Relationship between Dstandoff and particle number Np

4 Discussions

The measured granular-flow velocity u1 using the image processing method is growing linearly with increasing slope angle θ (see Fig. 5), which is reasonable. This is due to the fact that the increased Y-component (flow direction) gravity acceleration generated by the greater slope angle accelerates granular flows, hence increasing the particle velocity. The variation of flow velocity for each slope angle θ is mainly considered to be caused by saltation particles in the front of granular flows on the chute bed. Relatively high agreement is observed between the calculated front envelope for the early flow stage and the mean line of the granular-flow head. However, the difference between the two increases with the development of granular flow. This is likely due to that the more saltating particles are produced during the acceleration process of the granular flow. Nevertheless, the image processing method still shows potential good applications for measuring granular-flow velocity. It is also worth noting that this method is possibly only suitable for measuring the surface velocity of granular flow. The velocity and displacement distance of the surface particles are considerably larger than those of the middle and bottom particles due to friction, also contributing to a variability in recognizing an envelope of the flow head.
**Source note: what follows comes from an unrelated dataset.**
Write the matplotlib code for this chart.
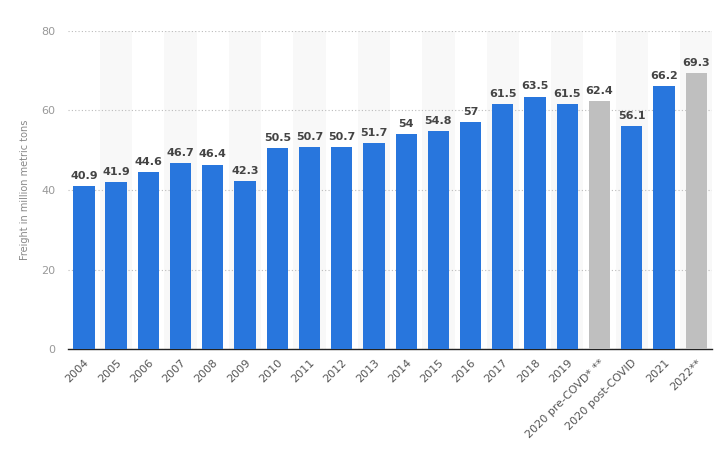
import numpy as np
import matplotlib.pyplot as plt

# data
years = ['2004', '2005', '2006', '2007', '2008', '2009', '2010', '2011', '2012',
         '2013', '2014', '2015', '2016', '2017', '2018', '2019',
         '2020 pre-COVD* **', '2020 post-COVID', '2021', '2022**']
freight = [40.9, 41.9, 44.6, 46.7, 46.4, 42.3, 50.5, 50.7, 50.7,
           51.7, 54, 54.8, 57, 61.5, 63.5, 61.5, 62.4, 56.1, 66.2, 69.3]
value_labels = ['40.9', '41.9', '44.6', '46.7', '46.4', '42.3', '50.5', '50.7', '50.7',
                '51.7', '54', '54.8', '57', '61.5', '63.5', '61.5', '62.4', '56.1', '66.2', '69.3']
forecast = [False]*16 + [True, False, False, True]

blue = '#2876dd'
grey = '#bfbfbf'

fig = plt.figure(figsize=(7.21, 4.54), dpi=100)
ax = fig.add_axes([0.094, 0.231, 0.894, 0.701])

x = np.arange(len(years))
cols = [grey if f else blue for f in forecast]

# alternating background bands
for i in x:
    if i % 2 == 1:
        ax.axvspan(i - 0.5, i + 0.5, color='#f8f8f8', zorder=0, lw=0)

ax.bar(x, freight, width=0.66, color=cols, zorder=3)

for i, v in enumerate(freight):
    ax.text(i, v + 1.3, value_labels[i], ha='center', va='bottom',
            fontsize=8, fontweight='bold', color='#444444', zorder=4)

ax.set_xlim(-0.5, len(years) - 0.5)
ax.set_ylim(0, 80)
ax.set_yticks([0, 20, 40, 60, 80])
ax.yaxis.grid(True, linestyle=(0, (1, 2)), color='#bbbbbb', lw=0.8, zorder=1)
ax.set_axisbelow(True)

ax.set_xticks(x)
ax.set_xticklabels(years, rotation=45, ha='right', rotation_mode='anchor',
                   fontsize=8, color='#555555')
ax.tick_params(axis='y', labelsize=8, labelcolor='#999999', length=0, pad=9)
ax.tick_params(axis='x', length=0, pad=6)

for s in ['top', 'right', 'left']:
    ax.spines[s].set_visible(False)
ax.spines['bottom'].set_color('#222222')
ax.spines['bottom'].set_linewidth(1)

ax.set_ylabel('Freight in million metric tons', fontsize=7, color='#888888', labelpad=8)

fig.savefig('out.png', dpi=100)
The thickness of granular shock wave generated upstream of the cylinder is characterized as the value of the standoff distance Dstandoff, demonstrating a positive relationship with the number of particles Np in the shock area, as seen in Fig. 6. It can be calculated that the averaged particle size is about 3 mm, while the particle size range used in our experiments ranges from 1.7 mm to 4.0 mm, showing a good agreement. Note that both the standoff distance and the particle number were measured at the steady state of granular flow for each experimental run.

The granular shock thickness or the standoff distance can be used to characterize the shock intensity [5], demonstrating an inversely proportional to increasing Fr. Here we investigated the relationship between the number of particles Np in the shock area and Fr, as shown in Fig. 7. The value of Np decreases with increasing Froude number Fr ranging from about 6–12.5, trending to change less and approaching to a limit varying with obstacle size. This shows the effect of particle size on granular shock thickness possibly due to that a force chain is formed at the steady state, also providing a potential way to measure particle size of dense granular flow.

Fig. 7
A dot plot plots the N subs p versus F r for R subs c equals 6, 8, 10, 12, and 14 centimeters.
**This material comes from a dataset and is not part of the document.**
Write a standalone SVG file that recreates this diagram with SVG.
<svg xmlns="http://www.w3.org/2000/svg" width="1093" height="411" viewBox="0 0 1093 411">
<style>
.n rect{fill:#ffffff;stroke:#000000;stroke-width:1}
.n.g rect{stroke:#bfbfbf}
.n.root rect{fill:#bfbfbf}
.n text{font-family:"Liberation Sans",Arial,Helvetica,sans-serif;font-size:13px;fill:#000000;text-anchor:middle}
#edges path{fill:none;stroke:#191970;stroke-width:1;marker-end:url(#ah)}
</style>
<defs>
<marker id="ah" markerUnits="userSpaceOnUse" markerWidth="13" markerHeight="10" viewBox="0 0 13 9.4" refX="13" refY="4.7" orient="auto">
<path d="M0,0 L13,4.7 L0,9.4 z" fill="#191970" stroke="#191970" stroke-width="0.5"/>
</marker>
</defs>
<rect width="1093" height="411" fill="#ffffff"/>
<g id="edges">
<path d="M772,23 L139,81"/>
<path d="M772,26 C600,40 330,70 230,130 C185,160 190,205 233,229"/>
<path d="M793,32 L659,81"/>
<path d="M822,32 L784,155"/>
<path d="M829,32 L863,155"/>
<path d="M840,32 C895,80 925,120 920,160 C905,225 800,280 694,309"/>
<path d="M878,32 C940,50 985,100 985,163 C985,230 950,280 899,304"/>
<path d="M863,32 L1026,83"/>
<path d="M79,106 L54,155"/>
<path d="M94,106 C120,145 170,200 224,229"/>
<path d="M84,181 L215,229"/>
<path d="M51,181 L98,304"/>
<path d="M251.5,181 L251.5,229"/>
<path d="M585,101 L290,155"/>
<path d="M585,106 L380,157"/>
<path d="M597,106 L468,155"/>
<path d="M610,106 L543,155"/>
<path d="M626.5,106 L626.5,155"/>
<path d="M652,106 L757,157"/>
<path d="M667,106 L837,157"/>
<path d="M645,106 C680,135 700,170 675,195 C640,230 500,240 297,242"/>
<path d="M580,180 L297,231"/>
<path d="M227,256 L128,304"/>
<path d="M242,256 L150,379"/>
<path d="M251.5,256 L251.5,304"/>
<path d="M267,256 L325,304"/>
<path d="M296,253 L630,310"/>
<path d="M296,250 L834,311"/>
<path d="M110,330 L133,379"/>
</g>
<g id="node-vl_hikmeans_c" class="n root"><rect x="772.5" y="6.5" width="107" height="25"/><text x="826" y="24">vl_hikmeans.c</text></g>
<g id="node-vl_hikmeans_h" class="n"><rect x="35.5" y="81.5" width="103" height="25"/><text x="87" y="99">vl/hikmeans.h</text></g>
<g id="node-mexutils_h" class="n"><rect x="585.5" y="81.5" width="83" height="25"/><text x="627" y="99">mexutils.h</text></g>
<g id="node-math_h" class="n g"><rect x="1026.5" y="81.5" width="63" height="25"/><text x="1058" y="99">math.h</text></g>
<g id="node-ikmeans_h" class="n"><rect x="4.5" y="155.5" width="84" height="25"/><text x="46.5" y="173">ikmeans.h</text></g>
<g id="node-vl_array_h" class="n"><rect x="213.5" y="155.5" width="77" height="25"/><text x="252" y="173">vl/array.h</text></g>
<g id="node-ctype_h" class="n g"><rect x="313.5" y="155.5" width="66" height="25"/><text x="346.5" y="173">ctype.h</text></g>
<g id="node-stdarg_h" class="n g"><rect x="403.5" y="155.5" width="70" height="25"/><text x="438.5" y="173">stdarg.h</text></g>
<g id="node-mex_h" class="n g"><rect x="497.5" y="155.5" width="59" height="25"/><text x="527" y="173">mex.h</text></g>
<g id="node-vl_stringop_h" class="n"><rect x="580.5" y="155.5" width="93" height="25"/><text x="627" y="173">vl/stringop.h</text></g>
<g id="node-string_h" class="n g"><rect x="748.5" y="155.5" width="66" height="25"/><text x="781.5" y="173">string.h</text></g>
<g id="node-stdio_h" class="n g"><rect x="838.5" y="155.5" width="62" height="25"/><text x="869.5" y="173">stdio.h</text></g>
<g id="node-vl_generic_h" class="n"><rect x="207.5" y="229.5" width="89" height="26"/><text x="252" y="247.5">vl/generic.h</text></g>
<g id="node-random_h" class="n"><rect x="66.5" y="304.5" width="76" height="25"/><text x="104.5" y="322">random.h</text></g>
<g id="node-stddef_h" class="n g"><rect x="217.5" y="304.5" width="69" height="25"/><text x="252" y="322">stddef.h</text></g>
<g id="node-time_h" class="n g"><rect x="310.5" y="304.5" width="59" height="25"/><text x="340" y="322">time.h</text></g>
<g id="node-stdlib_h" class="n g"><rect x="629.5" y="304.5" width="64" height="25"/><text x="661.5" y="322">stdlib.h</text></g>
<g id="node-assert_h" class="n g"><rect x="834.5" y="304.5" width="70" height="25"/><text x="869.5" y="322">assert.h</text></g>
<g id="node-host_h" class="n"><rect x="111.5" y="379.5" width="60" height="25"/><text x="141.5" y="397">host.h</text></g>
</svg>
Counting of particle number Np as a function of Froude number Fr

5 Conclusions

In this paper, controlled laboratory experiments were performed to study characteristics of granular flow moving and impacting on a cylinder varying in size. The experimental images were obtained with cameras and were analyzed through some image processing methods such as the grayscale processing, the image binarization, and the image erosion and expansion. Key parameters including the granular-flow velocity and particle number in the granular shock area were obtained.
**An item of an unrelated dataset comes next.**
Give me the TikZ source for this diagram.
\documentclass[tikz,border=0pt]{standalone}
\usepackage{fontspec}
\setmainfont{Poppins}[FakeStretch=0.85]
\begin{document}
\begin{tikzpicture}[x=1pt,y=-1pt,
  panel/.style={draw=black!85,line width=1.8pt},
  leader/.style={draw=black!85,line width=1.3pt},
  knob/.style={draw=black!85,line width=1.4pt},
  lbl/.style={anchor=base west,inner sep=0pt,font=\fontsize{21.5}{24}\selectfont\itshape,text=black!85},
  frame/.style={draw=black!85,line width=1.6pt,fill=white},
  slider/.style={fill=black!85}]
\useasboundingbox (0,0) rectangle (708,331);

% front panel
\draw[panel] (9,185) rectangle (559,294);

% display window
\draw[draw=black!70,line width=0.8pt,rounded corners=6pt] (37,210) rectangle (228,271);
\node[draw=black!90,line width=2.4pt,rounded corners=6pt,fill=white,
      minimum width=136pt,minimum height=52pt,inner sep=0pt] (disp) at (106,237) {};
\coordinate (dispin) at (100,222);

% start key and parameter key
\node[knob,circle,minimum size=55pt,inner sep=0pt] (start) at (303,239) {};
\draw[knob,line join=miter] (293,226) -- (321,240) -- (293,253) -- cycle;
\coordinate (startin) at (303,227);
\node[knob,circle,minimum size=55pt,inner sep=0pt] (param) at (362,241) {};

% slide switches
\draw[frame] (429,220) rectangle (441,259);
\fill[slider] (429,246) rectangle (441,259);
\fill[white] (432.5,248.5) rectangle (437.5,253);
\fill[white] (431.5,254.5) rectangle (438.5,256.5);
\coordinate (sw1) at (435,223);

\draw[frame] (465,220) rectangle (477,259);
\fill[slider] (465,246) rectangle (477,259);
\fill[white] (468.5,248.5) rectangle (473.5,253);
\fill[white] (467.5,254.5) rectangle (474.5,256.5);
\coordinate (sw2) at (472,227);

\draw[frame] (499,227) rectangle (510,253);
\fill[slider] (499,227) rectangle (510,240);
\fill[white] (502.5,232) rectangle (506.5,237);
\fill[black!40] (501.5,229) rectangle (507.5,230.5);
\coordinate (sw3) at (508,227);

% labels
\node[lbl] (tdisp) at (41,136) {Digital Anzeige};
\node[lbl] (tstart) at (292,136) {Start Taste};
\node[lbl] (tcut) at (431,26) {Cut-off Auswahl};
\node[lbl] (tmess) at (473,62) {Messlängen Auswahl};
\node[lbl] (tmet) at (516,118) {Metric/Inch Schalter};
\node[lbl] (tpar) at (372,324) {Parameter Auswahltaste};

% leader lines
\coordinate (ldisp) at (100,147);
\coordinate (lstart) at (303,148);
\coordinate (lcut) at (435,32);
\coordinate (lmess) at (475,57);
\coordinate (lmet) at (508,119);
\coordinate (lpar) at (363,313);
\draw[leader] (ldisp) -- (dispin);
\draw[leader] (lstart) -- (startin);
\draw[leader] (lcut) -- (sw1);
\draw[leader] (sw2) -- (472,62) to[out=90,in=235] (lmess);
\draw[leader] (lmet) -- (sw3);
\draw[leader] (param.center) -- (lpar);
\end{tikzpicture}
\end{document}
The measured granular-flow velocity and its variability obtained using the image processing method increases with increasing slope angle. The calculated envelope shows a good agreement with the mean front line of granular flow head at the early stage. The thickness of granular shock wave formed upstream of the obstacle demonstrates a positive relationship with the number of particles in the granular shock area. Furthermore, this particle number decreases nonlinearly with increasing Froude number, approaching to a limit value. This finding could be helpful for the analysis and particle size identification of dense granular flow when impacting on an obstacle.